Sistem pemungutan pajak yang ada harus dilakukan secara efisien dan efektif sehingga nantinya  hasil yang diperoleh dari perpajakan pun akan maksimal. Secara efisien disini berarti mempunyai maksud bahwa pemungutan pajak harus dilakukan dengan mudah, tepat sasaran, tepat waktu dan biaya minimal. Sedangkan secara efektif disini berarti mempunyai maksud bahwa pemungutan pajak harus bisa membawa hasil yang sesuai dengan perhitungan yang telah dilakukan. Dan secara langsung dalam syarat ini juga berkaitan dengan pengelolaan biaya pemungutan pajak harus lebih kecil daripada pemasukan pajak yang diterima kas negara.

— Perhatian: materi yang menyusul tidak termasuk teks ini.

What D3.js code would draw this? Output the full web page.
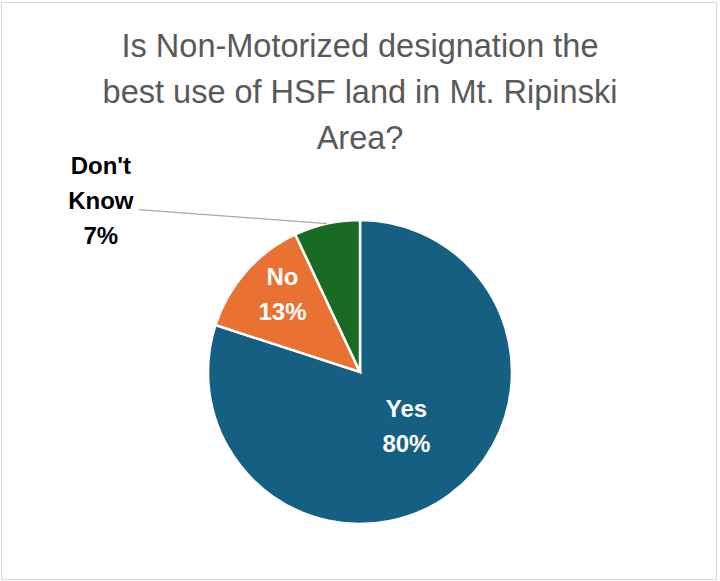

5. Dalam hal sederhana (sistem pajak harus sederhana)

Sistem penagihan dan pengelolaan pajak harus sederhana dan mudah dipahami oleh wajib pajak. Sistem pemungutan pajak yang sederhana akan membantu wajib pajak melaporkan pajaknya dan mendorong masyarakat untuk memenuhi kewajiban perpajakannya. Maka dari itu penerimaan pajak nasional akan terus menerus meningkat.

Dengan sejumlah persyaratan yang ada, maka setiap aktivitas dalam pemungutan pajak ini akan diwajibkan untuk menerapkan setiap persyaratan tersebut, karena jika tidak ada ketentuan tersebut maka pemungutan pajak yang terjadi akan sangat mudah mengalami kendala bahkan sampai melenceng dari target pajaknya.